Beberapa anak terbaca oleh saya memang masih mengakar kuat pada keyakinan bahwa matematika sulit. Mereka sampaikan dengan bahasa yang penuh kehati-hatian kepada saya. Menurut saya mereka masih menjaga perasaan saya. Tetapi si anak yang saya maksud sebaliknya, dengan berapi-api penuh semangat dia menyampaikan kalau dia itu benci dan tidak suka pada Matematika.
Terdiam sesaat sambil berpikir, ini PR besar saya. Sebagus apa pun, sebanyak apa pun, dan sesering apa pun saya memberikan penjelasan dan informasi kebenaran akan Matematika kepada seseorang yang membenci Matematika tidak akan ada gunanya. Keasadaran diri si anak lah yang akan mampu merubahnya. Tapi tetap saya sampaikan kepada seisi kelas mengenai kebenaran apa dan bagaimana Matematika itu. Lalu pada akhir nya saya tutup dengan sebuah pertanyaan yang lebih tepat sebuah tantangan bagi si anak tersebut. Apakah kalian bisa hidup tanpa Matematika? Kalau bisa, besok boleh sampaikan ke ibu ya!.
Setelah pertemuan pertama itu, saya mulai mencari informasi tentang si anak tersebut. Ternyata si anak memang ada bakat dan kemampuan di Matematika.
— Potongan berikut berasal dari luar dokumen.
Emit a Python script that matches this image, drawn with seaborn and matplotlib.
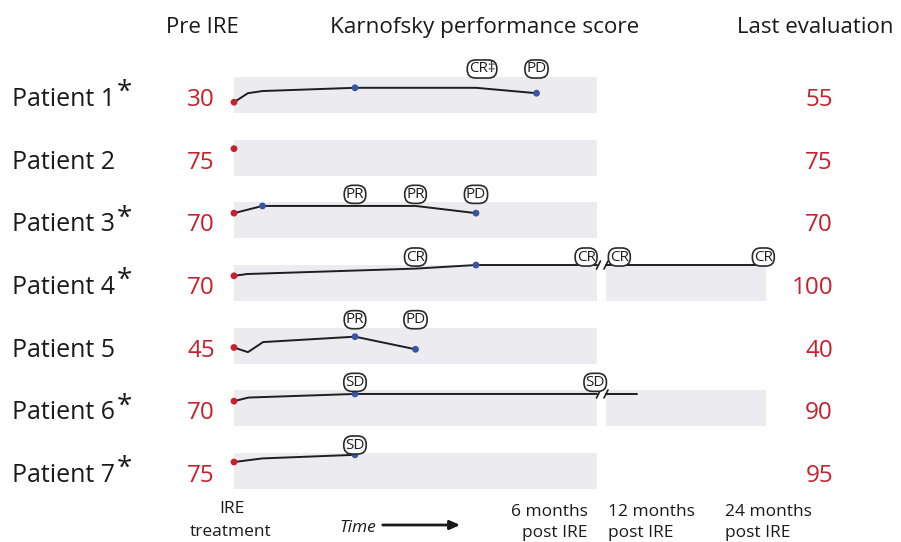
import numpy as np
import pandas as pd
import matplotlib
matplotlib.use("Agg")
import matplotlib.pyplot as plt
from matplotlib.patches import Rectangle
import seaborn as sns

# ---------------- data ----------------
patients = ["Patient 1", "Patient 2", "Patient 3", "Patient 4", "Patient 5", "Patient 6", "Patient 7"]
asterisk = [True, False, True, True, False, True, True]
pre_ire = [30, 75, 70, 70, 45, 70, 75]
last_eval = [55, 75, 70, 100, 40, 90, 95]

# Karnofsky trajectories (months after IRE, score)
p1_t, p1_s = [0, 0.23, 0.47, 2, 4, 5], [30, 55, 61, 70, 70, 55]
p2_t, p2_s = [0], [75]
p3_t, p3_s = [0, 0.47, 3, 4], [70, 90, 90, 70]
p4_t, p4_s = [0, 0.22, 3, 4, 6], [70, 75, 90, 100, 100]
p4_t2, p4_s2 = [12, 24], [100, 100]
p5_t, p5_s = [0, 0.23, 0.48, 2, 3], [45, 32, 60, 75, 40]
p6_t, p6_s = [0, 0.24, 2, 6], [70, 80, 90, 90]
p6_t2, p6_s2 = [12, 14.3], [90, 90]
p7_t, p7_s = [0, 0.47, 2], [75, 85, 95]

# evaluation (blue) points: patient index, month
eval_patient = [0, 0, 2, 2, 3, 4, 4, 5, 6]
eval_month = [2, 5, 0.47, 4, 4, 2, 3, 2, 2]

# response labels: patient index, month, label
resp_patient = [0, 0, 2, 2, 2, 3, 3, 3, 3, 4, 4, 5, 5, 6]
resp_month = [4.1, 5, 2, 3, 4, 3, 5.82, 13, 23.8, 2, 3, 2, 5.97, 2]
resp_label = ["CR‡", "PD", "PR", "PR", "PD", "CR", "CR", "CR", "CR", "PR", "PD", "SD", "SD", "SD"]

# which rows have a long-term (12-24 months) panel
long_rows = [3, 5]

# --------------- layout helpers ---------------
W, H = 901, 542
X0_PX, MONTH_PX = 234, 60.5
ROW0_PX, ROW_PX, BAND_PX = 77, 62.67, 36
BAND = BAND_PX / ROW_PX
SEG2_START = (606 - X0_PX) / MONTH_PX
SEG2_SCALE = (160 / 12) / MONTH_PX


def xdisp(m):
    m = np.asarray(m, dtype=float)
    return np.where(m <= 6.5, m, SEG2_START + (m - 12) * SEG2_SCALE)


def yrow(i, s):
    return i + (1 - np.asarray(s, dtype=float) / 100.0) * BAND


def fx(px):
    return px / W


def fy(py):
    return 1 - py / H


sns.set_theme(style="white")
plt.rcParams["font.family"] = ["Open Sans", "DejaVu Sans"]

fig = plt.figure(figsize=(W / 100, H / 100), dpi=100)
ax = fig.add_axes([0, 0, 1, 1])
ax.set_xlim(-X0_PX / MONTH_PX, (W - X0_PX) / MONTH_PX)
ax.set_ylim((H - ROW0_PX) / ROW_PX, -ROW0_PX / ROW_PX)
ax.axis("off")

RED = "#c8202c"
BLUE = "#3b55a6"
GRAY = "#ececf0"
INK = "#1a1a1a"

# bands
for i in range(len(patients)):
    ax.add_patch(Rectangle((0, i), 6, BAND, facecolor=GRAY, edgecolor="none", zorder=0))
for i in long_rows:
    x0 = float(xdisp(12))
    x1 = float(xdisp(24))
    ax.add_patch(Rectangle((x0, i), x1 - x0, BAND, facecolor=GRAY, edgecolor="none", zorder=0))

# build long table of lines
segments = [
    (0, p1_t, p1_s), (1, p2_t, p2_s), (2, p3_t, p3_s), (3, p4_t, p4_s), (3, p4_t2, p4_s2),
    (4, p5_t, p5_s), (5, p6_t, p6_s), (5, p6_t2, p6_s2), (6, p7_t, p7_s),
]
rows = []
for sid, (pi, t, s) in enumerate(segments):
    for k, (tt, ss) in enumerate(zip(t, s)):
        rows.append(dict(seg=sid, order=k, x=float(xdisp(tt)), y=float(yrow(pi, ss))))
df = pd.DataFrame(rows)
df_lines = df.groupby("seg").filter(lambda g: len(g) > 1)
sns.lineplot(data=df_lines, x="x", y="y", units="seg", estimator=None, sort=False,
             color="#1e1e1e", lw=1.4, ax=ax, zorder=2, legend=False)

# red start points
traj = {0: (p1_t, p1_s), 1: (p2_t, p2_s), 2: (p3_t, p3_s), 3: (p4_t, p4_s),
        4: (p5_t, p5_s), 5: (p6_t, p6_s), 6: (p7_t, p7_s)}
start_df = pd.DataFrame(dict(x=[0.0] * len(patients),
                             y=[float(yrow(i, pre_ire[i])) for i in range(len(patients))]))
sns.scatterplot(data=start_df, x="x", y="y", color=RED, s=24, edgecolor="none", ax=ax, zorder=3)

ev_x, ev_y = [], []
for pi, m in zip(eval_patient, eval_month):
    t, s = traj[pi]
    ev_x.append(float(xdisp(m)))
    ev_y.append(float(yrow(pi, np.interp(m, t, s))))
sns.scatterplot(x=ev_x, y=ev_y, color=BLUE, s=24, edgecolor="none", ax=ax, zorder=3)

# break marks
dxs = 2 / MONTH_PX
dys = 4 / ROW_PX
for i, sc in zip(long_rows, [100, 90]):
    yy = float(yrow(i, sc))
    for xb in [6.0 + 1.5 / MONTH_PX, SEG2_START]:
        ax.plot([xb - dxs, xb + dxs], [yy + dys, yy - dys], color="#1e1e1e", lw=1.2, zorder=3)

# response labels
LAB_OFF = 8 / ROW_PX
for pi, m, lab in zip(resp_patient, resp_month, resp_label):
    ax.text(float(xdisp(m)), pi - LAB_OFF, lab, ha="center", va="center", fontsize=11,
            color="#1e1e1e", zorder=4,
            bbox=dict(boxstyle="round,pad=0.1,rounding_size=0.55", facecolor="white",
                      edgecolor="#2a2a2a", lw=1.2))

# row text
for i, name in enumerate(patients):
    base = ROW0_PX + ROW_PX * i + 29
    fig.text(fx(12), fy(base), name, fontsize=18, color=INK, ha="left", va="baseline")
    if asterisk[i]:
        fig.text(fx(117), fy(ROW0_PX + ROW_PX * i + 2), "*", fontsize=20, color=INK,
                 ha="left", va="top")
    fig.text(fx(215), fy(base), str(pre_ire[i]), fontsize=17.5, color=RED, ha="right", va="baseline")
    fig.text(fx(833), fy(base), str(last_eval[i]), fontsize=17.5, color=RED, ha="right", va="baseline")

# headers
fig.text(fx(166), fy(33), "Pre IRE", fontsize=16, color=INK, ha="left", va="baseline")
fig.text(fx(330), fy(33), "Karnofsky performance score", fontsize=16.2, color=INK,
         ha="left", va="baseline")
fig.text(fx(737), fy(33), "Last evaluation", fontsize=16, color=INK, ha="left", va="baseline")

# bottom time labels
BF = 12.5
fig.text(fx(232), fy(513), "IRE", fontsize=BF, color=INK, ha="center", va="baseline")
fig.text(fx(231), fy(536), "treatment", fontsize=BF, color=INK, ha="center", va="baseline")
fig.text(fx(339), fy(532), "Time", fontsize=BF, style="italic", color=INK, ha="left", va="baseline")
ax.annotate("", xy=(fx(463), fy(525)), xytext=(fx(380), fy(525)), xycoords="figure fraction",
            textcoords="figure fraction",
            arrowprops=dict(arrowstyle="-|>,head_length=0.5,head_width=0.22", color=INK, lw=2))
fig.text(fx(588), fy(516), "6 months", fontsize=BF, color=INK, ha="right", va="baseline")
fig.text(fx(588), fy(537), "post IRE", fontsize=BF, color=INK, ha="right", va="baseline")
fig.text(fx(608), fy(516), "12 months", fontsize=BF, color=INK, ha="left", va="baseline")
fig.text(fx(608), fy(537), "post IRE", fontsize=BF, color=INK, ha="left", va="baseline")
fig.text(fx(725), fy(516), "24 months", fontsize=BF, color=INK, ha="left", va="baseline")
fig.text(fx(725), fy(537), "post IRE", fontsize=BF, color=INK, ha="left", va="baseline")

fig.savefig("out.png", dpi=100)
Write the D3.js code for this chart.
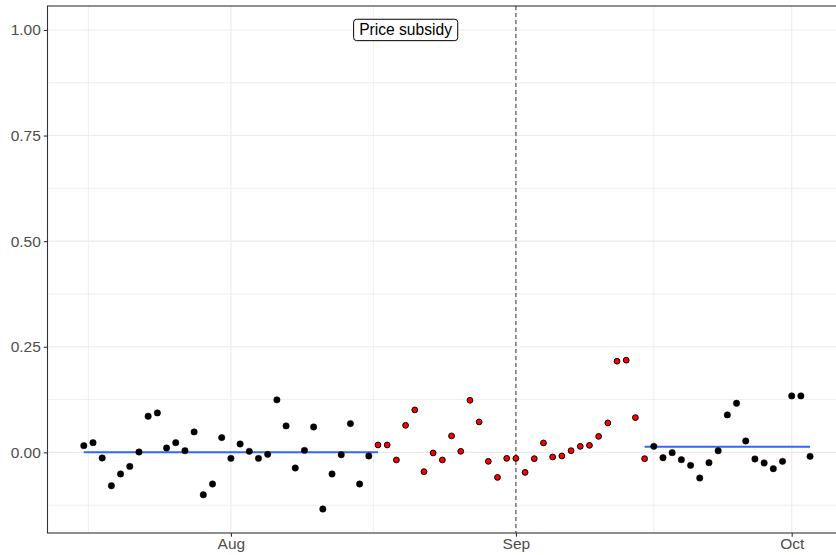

Namun, orang tuanya telah memilih tempat les yang menurut saya lebih mementingkan pencapaian hasil dengan proses yang tidak tepat. Hari-hari si anak dihabiskan dengan melahap soal-soal dengan konsekuensi dan sanksi. Jika belum menyelesaikan soal-soal tersebut pada hari itu maka dia akan mendapat amarah dari guru lesnya di samping tambahan soal-soal. Orang tuanya mengetahui hal ini namun menerimanya sebagai keniscayaan, yang penting anaknya pintar Matematika.
Pertemuan berikutnya saya tanyakan ke semua murid, adakah di antara kalian yang bisa hidup tanpa Matematika? Sebagian bingung dan hanya diam sedangkan sebagian lagi menjawab tidak. Lalu saya tanyakan beberapa pertanyaan. Kalau mau pergi ke sekolah, kalian pilih jalan yang lama sampainya atau yang cepat? Anak-anak menjawab jalan yang cepat. Lalu kalau kalian membeli barang, mau beli harga yang murah atau yang mahal? Mereka menjawab yang murah. Kemudian, kalau mau pilih makanan, mau yang besar atau yang kecil? Mereka menjawab yang besar. Saya tanyakan lagi, kalau kalian berjualan, mau mendapat untung atau rugi? Mereka menjawab untung. Nah, inilah contohnya bahwa kehidupan sehari-hari kita penuh dengan praktik-praktik Matematika.
Bangun tidur langsung lihat jam, itu Matematika. Berusaha tidak terlambat sampai sekolah, itu Matematika. Membagi makanan kepada adik dengan bagian yang sama banyak, itu Matematika. Berdagang dengan modal kecil dan mendapatkan keuntungan yang besar, itu Matematika.
Setelah berdialog, saya tanyakan lagi kepada para murid, apakah bisa kita hidup tanpa Matematika? Mereka menjawab dengan semangat. Tidaaak. Kulirik si anak yang benci Matematika, dia hanya diam dan raut mukanya tidak lagi bersemangat seperti di awal pertemuan sebelumnya. Diri ini hanya berharap, setidaknya ada sedikit informasi yang tepat mengenai hatinya. Matematika bukan hanya terbatas pada angka-angka dan rumus-rumus saja tapi juga mencakup nilai-nilai kehidupan sehari-hari yang melekat dalam setiap diri manusia.
Semangat selalu para guru Matematika. Teruslah memberi pemahaman kepada para anak didik kita akan betapa bermanfaatnya Matematika. Hati hanya akan menyentuh hati. Chemistry itu akan terbentuk sendiri jika hati telah saling terpaut. Kita sambut era baru, era Matematika menjadi menyenangkan, digemari, dan dirindukan oleh para anak didik kita. In syaa Allah.